Tomás de Aquino hablaba de los preámbulos de la fe, es decir, aquellas verdades comunes a las que se podía llegar como un único destino partiendo de un doble origen: la razón o la fe. No se puede saber qué es Dios (esencialmente), pero sí se pueden saber ciertas cosas sobre Él y sobre su Plan salvífico. Por medio de la Razón exclusivamente (pues por fe, ya lo sabemos desde que Él se nos ha revelado) podemos los hombres, al menos, conocer que el Señor existe. La existencia divina, aunque no su esencia, nos es conocida, así como algunas otras pocas verdades que lo son para la filosofía y a la vez para la teología sobrenatural.
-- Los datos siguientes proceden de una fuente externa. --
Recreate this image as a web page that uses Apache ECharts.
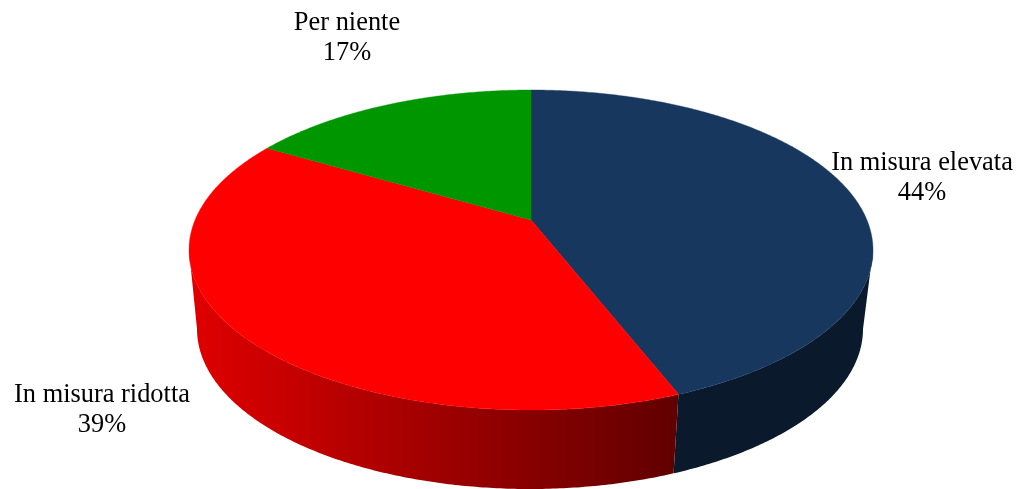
<!DOCTYPE html>
<html>
<head>
<meta charset="utf-8">
<style>html,body{margin:0;padding:0;background:#fff}#c{width:1018px;height:489px}</style>
<script src="https://cdn.jsdelivr.net/npm/echarts@6/dist/echarts.min.js"></script>
</head>
<body>
<div id="c"></div>
<script>
// Data (labels show rounded percentages)
const categories = ['In misura elevata', 'In misura ridotta', 'Per niente'];
const shares = [44.1, 39.4, 16.5];

// Styling and layout
const topColors = ['#17375e', '#ff0000', '#009600'];
const wallColors = [
  '#0a192c',
  { type: 'linear', x: 189, y: 0, x2: 680, y2: 0, global: true,
    colorStops: [{ offset: 0, color: '#e00000' }, { offset: 1, color: '#600000' }] },
  '#004000'
];
const labelCentres = [[922, 178], [102, 410], [347, 38]];
const topDisc = { cx: 531, cy: 250, rx: 342, ry: 160 };
const baseDisc = { cx: 530, cy: 329, rx: 333, ry: 160 };
const tilt = 0.1875; // perspective shift of the pie centre inside the ellipse

const total = shares.reduce((a, b) => a + b, 0);

// Perspective map from a true pie angle (clockwise from top) to the unit disc.
function project(deg) {
  const t = deg * Math.PI / 180;
  const x = Math.sin(t), y = -Math.cos(t);
  const d = 1 - tilt * y;
  return [x * Math.sqrt(1 - tilt * tilt) / d, (y - tilt) / d];
}
function onDisc(disc, u) { return [disc.cx + u[0] * disc.rx, disc.cy + u[1] * disc.ry]; }
function arc(disc, a0, a1) {
  const pts = [];
  const n = Math.max(2, Math.ceil(Math.abs(a1 - a0) * 2));
  for (let i = 0; i <= n; i++) pts.push(onDisc(disc, project(a0 + (a1 - a0) * i / n)));
  return pts;
}
// The part of the rim facing the viewer
const frontStart = Math.acos(-tilt) * 180 / Math.PI;
const frontEnd = 360 - frontStart;

function renderSlice(params, api) {
  const i = params.dataIndex;
  let before = 0;
  for (let k = 0; k < i; k++) before += shares[k];
  const a0 = before / total * 360;
  const a1 = a0 + api.value(0) / total * 360;
  const apex = [topDisc.cx, topDisc.cy - tilt * topDisc.ry];
  const children = [];

  const w0 = Math.max(a0, frontStart), w1 = Math.min(a1, frontEnd);
  if (w1 > w0) {
    const wall = arc(topDisc, w0, w1).concat(arc(baseDisc, w0, w1).reverse());
    children.push({ type: 'polygon', shape: { points: wall },
      style: { fill: wallColors[i], stroke: null } });
  }
  children.push({ type: 'polygon', shape: { points: [apex].concat(arc(topDisc, a0, a1)) },
    style: { fill: topColors[i], stroke: topColors[i], lineWidth: 0.4 } });
  children.push({ type: 'text', x: labelCentres[i][0], y: labelCentres[i][1], z2: 10,
    style: {
      text: categories[i] + '\n' + Math.round(api.value(0)) + '%',
      fontFamily: '"Liberation Serif", "Times New Roman", serif',
      fontSize: 26.4, lineHeight: 30, fill: '#000',
      align: 'center', verticalAlign: 'middle'
    } });
  return { type: 'group', children };
}

const chart = echarts.init(document.getElementById('c'), null, { renderer: 'canvas' });
chart.setOption({
  animation: false,
  backgroundColor: '#ffffff',
  series: [{
    type: 'custom',
    coordinateSystem: 'none',
    silent: true,
    renderItem: renderSlice,
    data: shares.map((v, i) => ({ name: categories[i], value: [v] }))
  }]
});
</script>
</body>
</html>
Que la razón del hombre es autónoma, y competente, no intrínsecamente maligna ni errada, es algo que la Iglesia y, muy particularmente el tomismo, ha defendido siempre. El hombre, aun sin el auxilio divino, es competente para conocer verdades naturales. Y su conciencia está esclarecida. En el tema del Derecho Natural lo podemos observar con toda claridad. El papa León XIII se hace eco de los textos evangélicos en los cuales se señala como “aquellos que no tienen ley” (gentiles), y por tanto son desconocedores de la Verdad revelada, no obstante pueden ser hombres “sanos” en el sentido meramente racional. Se pueden atener a la Ley sin saberlo, libres de culpa por haberla desconocido, pero siendo justos en la aplicación de los preceptos de un Derecho Natural que es accesible a todo hombre, sea o no cristiano. Esta misma constatación que acabamos de hacer ya encierra toda una concepción del Derecho natural, entendido como una fundamentación universal del Derecho y, en general, de todo recto obrar del ser humano.

La reacción de la Iglesia ante los retos que supusieron el auge del racionalismo y del positivismo, por tanto, no consistió en renunciar a la filosofía (de tradición helénica) depositaria de la razón y madre de todas las ciencias, antes al contrario. Fue una reacción en la cual reivindicó como suya esa misma filosofía. También el ámbito de las ciencias jurídicas, lejos de ver en el Derecho un mero entramado de normas, una construcción artificial o un mero producto lógico, la Iglesia hizo suyo el Derecho natural como fundamento del recto obrar humano, un fundamento ínsito en la razón del hombre pero partícipe de la Ley divina.